Over the weekend, I wanted to get as much of the liner packed down before they came and completed the installation on the Monday. This led to a lot of hunting and phoning and driving around. Eventually I had a load of moss rocks and another load of pebbles lined up. Great was our dismay when the truck with the moss rocks got stuck in the muddy clay while reversing up the makeshift access way, still “miles” away from the pond. All we could do was to let it dump its load right there in the access way, and with that it was still quite a palaver to get it pulled out. Unfortunately I don’t have any action photos of the truck getting stuck – I don’t the driver would have appreciated that, and I wasn’t thinking of it at the time either! Needless to say, with the driveway all “spun out”, it’s going to be a while before we can get the pebbles or any mulch trucks through there…


Pond rocks in driveway

All the pond rocks lying in the muddy driveway


So the rest of the weekend there I was carting large rocks up the slippery muddy driveway to the pond, and then placing them strategically to try and make it look like a natural stream running through rocks. Late Sunday afternoon I even slipped while carrying one of the big rocks and landed slam bang in the icy water – luckily in the small “plunge pool” just before the pond. Imagine falling into the meter deep pond while carrying a big rock! Suffice to say, that little episode terminated my work on Sunday…

Installation 2

So on Monday Josh and Andrew returned to complete the installation of the filters, the solar panels, the pump and few other bits and pieces. In between them doing this, we refined the pond edge to make some shallow areas for the ducks to exit and to fine-tune the water levels. The whole of Monday, Adrien, who now rents with his parents at Dreamland, helped me cart wheelbarrow after wheelbarrow of heavy rocks through the rain squalls up the slippery driveway to where the pond is. That helped so much! At the end of the day, when the kids returned from school, we had the driveway cleared and all the rocks placed along and on the liner to create a rock stream. A short burst of tank water illustrated how it would look when it eventually ran.

The last step was to place the water plants in strategic places.


Pond with rocks

Pond with most of the rocks in place


Unfortunately, the suppliers sent the solar panels with a too short (5m) cable, even though we ordered a long enough (15m) cable and waited a month for its delivery. Grrrr. So Josh and Andrew will have to come out again to complete the installation.

In the meanwhile we now have to finalise the edges, get millions of groundcovers, hide all the liners and edges and just finalise the whole project, but apart from the pebbles, the big construction items are done! We’ll do another post once all the pebbles and plants have been installed and settled.

And the ducks?

Of course, the kids want to know how soon they can get “their” ducks! Well, that’s still a long way off… From all we’ve learnt, ducks apparently make a massive mess, especially if there’s loose ground and mud involved. So the whole area around the pond has to be established and planted first.
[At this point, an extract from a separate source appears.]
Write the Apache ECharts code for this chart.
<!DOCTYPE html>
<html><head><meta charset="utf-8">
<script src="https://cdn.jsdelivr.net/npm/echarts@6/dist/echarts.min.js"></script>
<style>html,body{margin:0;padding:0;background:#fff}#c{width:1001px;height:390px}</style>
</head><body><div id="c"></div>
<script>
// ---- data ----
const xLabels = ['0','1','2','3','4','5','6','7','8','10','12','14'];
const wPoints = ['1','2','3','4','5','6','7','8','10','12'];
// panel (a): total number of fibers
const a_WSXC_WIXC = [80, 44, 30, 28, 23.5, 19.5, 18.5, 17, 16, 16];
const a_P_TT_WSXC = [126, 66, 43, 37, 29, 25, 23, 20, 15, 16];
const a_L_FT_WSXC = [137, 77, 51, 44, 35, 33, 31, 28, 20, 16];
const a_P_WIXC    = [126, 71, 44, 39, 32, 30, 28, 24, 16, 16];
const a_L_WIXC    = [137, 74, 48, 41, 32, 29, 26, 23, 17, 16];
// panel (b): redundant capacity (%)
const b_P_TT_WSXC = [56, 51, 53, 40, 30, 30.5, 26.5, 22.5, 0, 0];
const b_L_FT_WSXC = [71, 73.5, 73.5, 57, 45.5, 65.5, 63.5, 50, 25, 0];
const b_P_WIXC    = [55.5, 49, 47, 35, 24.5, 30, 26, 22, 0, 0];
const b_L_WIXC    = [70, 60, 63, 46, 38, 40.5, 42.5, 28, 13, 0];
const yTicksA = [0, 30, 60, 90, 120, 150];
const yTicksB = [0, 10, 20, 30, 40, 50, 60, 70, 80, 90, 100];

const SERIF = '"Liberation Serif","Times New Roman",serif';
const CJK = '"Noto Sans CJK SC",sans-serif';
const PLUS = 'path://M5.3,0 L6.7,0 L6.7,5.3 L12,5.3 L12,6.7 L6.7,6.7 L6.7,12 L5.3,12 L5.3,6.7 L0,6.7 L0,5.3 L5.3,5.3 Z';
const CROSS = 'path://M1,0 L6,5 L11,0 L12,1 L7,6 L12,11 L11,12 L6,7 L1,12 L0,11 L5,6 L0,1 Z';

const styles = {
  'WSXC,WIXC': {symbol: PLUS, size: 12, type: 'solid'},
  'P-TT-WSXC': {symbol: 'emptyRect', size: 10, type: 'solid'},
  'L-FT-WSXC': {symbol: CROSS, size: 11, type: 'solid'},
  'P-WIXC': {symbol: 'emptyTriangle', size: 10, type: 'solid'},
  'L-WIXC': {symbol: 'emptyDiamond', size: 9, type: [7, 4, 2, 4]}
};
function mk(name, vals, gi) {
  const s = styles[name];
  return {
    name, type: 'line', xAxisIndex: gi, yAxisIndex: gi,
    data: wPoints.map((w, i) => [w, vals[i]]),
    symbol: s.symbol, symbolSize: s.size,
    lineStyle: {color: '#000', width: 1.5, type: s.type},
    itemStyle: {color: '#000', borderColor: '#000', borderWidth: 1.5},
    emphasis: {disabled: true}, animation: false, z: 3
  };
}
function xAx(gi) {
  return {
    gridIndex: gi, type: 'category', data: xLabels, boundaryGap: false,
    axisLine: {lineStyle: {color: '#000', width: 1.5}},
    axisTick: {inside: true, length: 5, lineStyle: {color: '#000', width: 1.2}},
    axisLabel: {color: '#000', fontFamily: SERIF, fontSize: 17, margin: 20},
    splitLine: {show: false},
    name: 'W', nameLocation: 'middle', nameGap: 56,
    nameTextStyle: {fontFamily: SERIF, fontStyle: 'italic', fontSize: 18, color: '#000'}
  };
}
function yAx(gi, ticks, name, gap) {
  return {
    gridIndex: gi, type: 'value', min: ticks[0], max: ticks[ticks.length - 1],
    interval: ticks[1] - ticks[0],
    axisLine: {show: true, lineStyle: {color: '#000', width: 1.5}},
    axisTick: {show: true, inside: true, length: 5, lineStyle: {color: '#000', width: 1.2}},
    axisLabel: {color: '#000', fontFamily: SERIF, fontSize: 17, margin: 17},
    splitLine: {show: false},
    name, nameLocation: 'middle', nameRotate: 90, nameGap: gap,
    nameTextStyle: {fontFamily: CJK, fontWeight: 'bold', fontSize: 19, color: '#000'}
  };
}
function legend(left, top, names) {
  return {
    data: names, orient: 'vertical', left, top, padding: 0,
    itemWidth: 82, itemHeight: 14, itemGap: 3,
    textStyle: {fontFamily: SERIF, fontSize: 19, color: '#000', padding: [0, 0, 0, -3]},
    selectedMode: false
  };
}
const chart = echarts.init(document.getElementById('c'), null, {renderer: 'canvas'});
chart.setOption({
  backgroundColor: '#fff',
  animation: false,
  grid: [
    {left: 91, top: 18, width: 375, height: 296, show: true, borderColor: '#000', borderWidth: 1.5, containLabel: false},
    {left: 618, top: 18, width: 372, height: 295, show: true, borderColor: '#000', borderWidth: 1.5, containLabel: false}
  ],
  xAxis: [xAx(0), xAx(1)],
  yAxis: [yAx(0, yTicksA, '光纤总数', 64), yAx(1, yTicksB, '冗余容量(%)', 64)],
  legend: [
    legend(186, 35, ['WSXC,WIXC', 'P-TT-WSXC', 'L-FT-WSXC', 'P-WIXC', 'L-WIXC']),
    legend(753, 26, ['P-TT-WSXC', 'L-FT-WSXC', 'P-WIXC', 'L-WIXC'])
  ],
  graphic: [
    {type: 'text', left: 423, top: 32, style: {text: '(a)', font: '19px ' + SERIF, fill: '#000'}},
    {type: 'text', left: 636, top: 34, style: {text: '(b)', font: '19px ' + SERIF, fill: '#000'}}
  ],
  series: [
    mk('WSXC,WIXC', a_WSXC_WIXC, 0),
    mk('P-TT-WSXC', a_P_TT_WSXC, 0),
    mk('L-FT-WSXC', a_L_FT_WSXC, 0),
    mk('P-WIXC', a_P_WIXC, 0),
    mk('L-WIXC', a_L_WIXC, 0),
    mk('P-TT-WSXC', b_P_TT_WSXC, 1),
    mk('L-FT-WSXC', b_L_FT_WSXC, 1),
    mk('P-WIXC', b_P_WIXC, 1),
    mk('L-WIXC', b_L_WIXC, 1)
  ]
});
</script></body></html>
So, sorry kiddos, those little duckies will only be coming next year sometime – maybe early in the year if we get our ducks in a row!

Lessons learnt

  • Make very sure you have a practical design before acquiring any bits and pieces, even though you may think it will work. We are now stuck with three rectangle tubs… OK, make that two – we’ll probably use one as a loose tub in the chicken/duck coup’s “en-suite” run, where we can just tip it out when it gets dirty.
  • If you have an access route destined to be used by trucks and trailers – especially on clay that gets really soft and slippery in the rainy season, get it compacted, and even paved with crushed stone… This little lesson may set us back quite a few dollars and quite a few weeks.


About (207 Articles)
My name is Martin Rennhackkamp, I now live happily in Lara, Victoria, Australia with my wife, two children and two dogs. My interests, apart from the obvious Organic, Biodynamic and Permaculture Gardening and Farming, include sustainable living, surfing, horse-riding, a wide variety of music, dancing, nature, birds, reading, Christianity and a few other things which I never get to...
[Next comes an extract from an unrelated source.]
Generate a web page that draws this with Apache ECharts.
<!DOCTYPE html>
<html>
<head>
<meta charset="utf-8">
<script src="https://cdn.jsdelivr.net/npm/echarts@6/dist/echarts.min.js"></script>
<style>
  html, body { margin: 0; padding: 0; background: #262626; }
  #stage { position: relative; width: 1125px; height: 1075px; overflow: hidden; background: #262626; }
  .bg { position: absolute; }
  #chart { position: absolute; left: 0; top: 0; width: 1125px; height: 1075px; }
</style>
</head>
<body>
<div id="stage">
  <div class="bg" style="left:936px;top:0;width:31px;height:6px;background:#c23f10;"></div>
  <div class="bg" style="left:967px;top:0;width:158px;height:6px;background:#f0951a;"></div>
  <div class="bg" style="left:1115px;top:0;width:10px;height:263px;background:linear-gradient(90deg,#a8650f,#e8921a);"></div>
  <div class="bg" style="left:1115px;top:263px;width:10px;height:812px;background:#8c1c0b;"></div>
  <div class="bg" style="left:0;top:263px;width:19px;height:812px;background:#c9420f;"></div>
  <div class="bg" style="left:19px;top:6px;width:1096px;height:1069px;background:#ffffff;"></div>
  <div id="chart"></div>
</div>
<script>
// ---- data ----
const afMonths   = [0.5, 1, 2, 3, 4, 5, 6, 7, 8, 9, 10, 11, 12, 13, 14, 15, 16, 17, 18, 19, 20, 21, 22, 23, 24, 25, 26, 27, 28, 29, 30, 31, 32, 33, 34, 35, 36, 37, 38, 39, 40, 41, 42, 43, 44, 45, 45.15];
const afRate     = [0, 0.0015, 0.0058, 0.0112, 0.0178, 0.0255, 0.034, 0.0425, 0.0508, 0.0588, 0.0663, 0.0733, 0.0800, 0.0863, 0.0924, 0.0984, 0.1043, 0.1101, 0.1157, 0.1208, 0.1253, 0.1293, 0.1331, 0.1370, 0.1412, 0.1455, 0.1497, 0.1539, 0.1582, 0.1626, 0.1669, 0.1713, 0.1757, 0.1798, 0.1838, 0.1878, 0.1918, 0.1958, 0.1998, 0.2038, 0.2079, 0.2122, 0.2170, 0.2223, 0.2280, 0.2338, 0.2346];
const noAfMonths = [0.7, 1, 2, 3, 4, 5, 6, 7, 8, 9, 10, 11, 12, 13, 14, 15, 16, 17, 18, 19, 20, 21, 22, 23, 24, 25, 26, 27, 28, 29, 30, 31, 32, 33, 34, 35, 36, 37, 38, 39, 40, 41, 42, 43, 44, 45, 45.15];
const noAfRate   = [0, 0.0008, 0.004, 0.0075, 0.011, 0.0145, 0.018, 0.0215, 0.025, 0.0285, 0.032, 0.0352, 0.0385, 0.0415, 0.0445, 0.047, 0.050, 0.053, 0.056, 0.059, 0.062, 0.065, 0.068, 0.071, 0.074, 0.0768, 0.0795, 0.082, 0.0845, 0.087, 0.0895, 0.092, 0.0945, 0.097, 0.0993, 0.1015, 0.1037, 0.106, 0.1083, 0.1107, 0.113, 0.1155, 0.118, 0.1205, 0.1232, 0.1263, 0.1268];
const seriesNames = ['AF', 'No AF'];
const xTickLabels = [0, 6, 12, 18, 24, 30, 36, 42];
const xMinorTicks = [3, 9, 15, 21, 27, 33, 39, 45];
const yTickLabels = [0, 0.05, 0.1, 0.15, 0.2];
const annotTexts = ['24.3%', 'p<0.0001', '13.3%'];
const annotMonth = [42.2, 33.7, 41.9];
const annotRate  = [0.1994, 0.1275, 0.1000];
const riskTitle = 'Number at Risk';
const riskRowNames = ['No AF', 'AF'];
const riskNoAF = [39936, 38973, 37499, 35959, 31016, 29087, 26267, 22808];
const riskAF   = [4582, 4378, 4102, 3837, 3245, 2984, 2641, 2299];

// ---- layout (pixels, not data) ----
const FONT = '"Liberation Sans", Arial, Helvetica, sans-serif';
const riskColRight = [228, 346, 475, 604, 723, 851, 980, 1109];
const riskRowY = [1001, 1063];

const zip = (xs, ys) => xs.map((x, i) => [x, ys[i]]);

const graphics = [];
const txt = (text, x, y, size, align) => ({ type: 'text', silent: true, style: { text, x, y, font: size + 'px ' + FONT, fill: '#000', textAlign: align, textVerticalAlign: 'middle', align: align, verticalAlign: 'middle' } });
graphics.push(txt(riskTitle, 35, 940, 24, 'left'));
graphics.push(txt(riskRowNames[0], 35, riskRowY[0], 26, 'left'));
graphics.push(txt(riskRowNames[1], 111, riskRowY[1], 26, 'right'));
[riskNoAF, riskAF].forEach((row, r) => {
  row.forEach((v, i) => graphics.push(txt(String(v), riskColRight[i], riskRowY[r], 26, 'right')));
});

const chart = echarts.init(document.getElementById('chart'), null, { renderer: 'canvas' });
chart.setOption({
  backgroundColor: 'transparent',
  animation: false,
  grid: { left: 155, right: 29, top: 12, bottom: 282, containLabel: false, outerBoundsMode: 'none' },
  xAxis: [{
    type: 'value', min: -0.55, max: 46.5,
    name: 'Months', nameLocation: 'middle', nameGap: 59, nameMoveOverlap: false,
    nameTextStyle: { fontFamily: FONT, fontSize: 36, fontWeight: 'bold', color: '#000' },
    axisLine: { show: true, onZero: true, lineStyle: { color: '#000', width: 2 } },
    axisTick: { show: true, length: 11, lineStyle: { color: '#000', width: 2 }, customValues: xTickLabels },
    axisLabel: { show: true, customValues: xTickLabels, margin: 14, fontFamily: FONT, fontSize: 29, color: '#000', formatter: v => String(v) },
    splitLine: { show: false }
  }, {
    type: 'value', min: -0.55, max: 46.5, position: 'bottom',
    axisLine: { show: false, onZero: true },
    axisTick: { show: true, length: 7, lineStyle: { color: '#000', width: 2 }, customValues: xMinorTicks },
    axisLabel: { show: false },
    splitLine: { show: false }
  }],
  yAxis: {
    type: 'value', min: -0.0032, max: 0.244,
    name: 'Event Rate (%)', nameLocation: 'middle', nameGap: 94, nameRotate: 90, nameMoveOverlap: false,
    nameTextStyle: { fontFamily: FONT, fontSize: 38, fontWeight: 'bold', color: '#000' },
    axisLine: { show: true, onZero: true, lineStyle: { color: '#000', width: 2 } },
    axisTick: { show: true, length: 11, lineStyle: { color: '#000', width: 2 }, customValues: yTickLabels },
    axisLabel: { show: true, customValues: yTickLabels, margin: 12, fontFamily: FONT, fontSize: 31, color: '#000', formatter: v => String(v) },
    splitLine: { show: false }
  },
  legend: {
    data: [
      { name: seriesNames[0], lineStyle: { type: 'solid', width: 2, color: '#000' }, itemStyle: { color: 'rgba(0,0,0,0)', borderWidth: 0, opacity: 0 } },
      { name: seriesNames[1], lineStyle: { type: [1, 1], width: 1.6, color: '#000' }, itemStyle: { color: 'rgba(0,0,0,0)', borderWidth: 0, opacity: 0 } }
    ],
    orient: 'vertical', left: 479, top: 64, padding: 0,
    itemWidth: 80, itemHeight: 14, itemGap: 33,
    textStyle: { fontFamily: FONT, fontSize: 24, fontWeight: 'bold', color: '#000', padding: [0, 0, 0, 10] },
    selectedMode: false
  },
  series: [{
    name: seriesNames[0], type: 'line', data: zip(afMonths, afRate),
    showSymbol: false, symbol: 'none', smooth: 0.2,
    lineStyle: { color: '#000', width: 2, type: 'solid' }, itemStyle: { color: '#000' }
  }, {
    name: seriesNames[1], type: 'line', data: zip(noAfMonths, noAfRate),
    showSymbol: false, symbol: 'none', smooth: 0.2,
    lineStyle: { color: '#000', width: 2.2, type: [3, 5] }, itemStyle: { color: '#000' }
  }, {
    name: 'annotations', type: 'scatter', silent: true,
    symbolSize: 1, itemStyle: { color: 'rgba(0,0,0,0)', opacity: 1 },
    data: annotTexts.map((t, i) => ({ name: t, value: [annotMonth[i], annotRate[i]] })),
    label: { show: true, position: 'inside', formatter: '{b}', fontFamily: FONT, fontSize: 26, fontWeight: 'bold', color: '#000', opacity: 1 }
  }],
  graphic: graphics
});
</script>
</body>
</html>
7 Comments on Don’t duck the tough issues

  1. Great post! We’re looking to build a pond or 3 as we’re restricted from building a dam. So your post is super handy!
    We have the issue of rock and lots of it! So no need to truck that in, instead we have to truck in dirt and soil 😂
    Hope you’ve recovered after your slip!!
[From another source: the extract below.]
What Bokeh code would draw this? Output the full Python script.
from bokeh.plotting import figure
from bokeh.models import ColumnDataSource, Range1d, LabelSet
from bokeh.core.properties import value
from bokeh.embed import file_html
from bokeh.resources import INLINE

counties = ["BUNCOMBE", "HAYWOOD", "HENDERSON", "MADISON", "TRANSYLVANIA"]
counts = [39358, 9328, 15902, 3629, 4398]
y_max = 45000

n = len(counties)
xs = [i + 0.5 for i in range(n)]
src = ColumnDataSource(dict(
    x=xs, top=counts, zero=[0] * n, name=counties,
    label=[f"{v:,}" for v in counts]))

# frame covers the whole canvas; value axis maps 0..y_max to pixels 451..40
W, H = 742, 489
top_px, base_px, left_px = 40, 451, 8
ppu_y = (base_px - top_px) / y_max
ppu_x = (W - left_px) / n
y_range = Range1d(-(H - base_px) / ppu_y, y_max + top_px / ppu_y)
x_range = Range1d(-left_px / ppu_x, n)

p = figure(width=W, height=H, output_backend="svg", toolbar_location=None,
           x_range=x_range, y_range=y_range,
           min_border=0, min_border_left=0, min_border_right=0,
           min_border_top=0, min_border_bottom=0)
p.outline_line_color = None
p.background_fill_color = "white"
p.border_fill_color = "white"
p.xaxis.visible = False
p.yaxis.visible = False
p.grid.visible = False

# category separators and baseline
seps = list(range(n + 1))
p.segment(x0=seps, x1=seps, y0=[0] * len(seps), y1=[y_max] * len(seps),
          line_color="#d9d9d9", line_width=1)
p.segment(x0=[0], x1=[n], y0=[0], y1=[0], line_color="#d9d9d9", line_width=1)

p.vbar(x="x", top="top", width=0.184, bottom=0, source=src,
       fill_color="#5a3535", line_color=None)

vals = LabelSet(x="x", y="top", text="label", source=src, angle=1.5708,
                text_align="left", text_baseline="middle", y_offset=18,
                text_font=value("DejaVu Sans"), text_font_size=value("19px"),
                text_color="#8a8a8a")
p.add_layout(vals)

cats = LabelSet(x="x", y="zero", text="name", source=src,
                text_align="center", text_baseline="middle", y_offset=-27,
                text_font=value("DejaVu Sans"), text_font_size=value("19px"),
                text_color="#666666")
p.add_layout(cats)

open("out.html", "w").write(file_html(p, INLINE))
  2. If you have lots of rock, you’re lucky in having enough material to cover the liners, but with rocky soil you must be careful with sharp edges puncturing the liner. You may need an “underliner” to cover the liner. If you’re looking to keep ducks with big ponds, you’ll need a lot of filtration – either long runs with lots of plants and/or biofilters – we’re doing both.

  3. Fortunately, there are no plans for ducks in my garden, so no filtration system needed. I wonder how much mess the wild birds might make but then most of their droppings seem to land on the fence.

    • Hi Helen, we have many wild birds visiting our pond. I wouldn’t put excessive filtration in for them. They’re quite neat compared to ducks. But you need to keep your water flowing to keep it fresh, mosquito-free and so on. But you can use small little solar pond pump for that – which you get at hardware stores.

  4. Wow Martin, I just found this post. Just the kind of set up I am hoping to put together. Very interesting!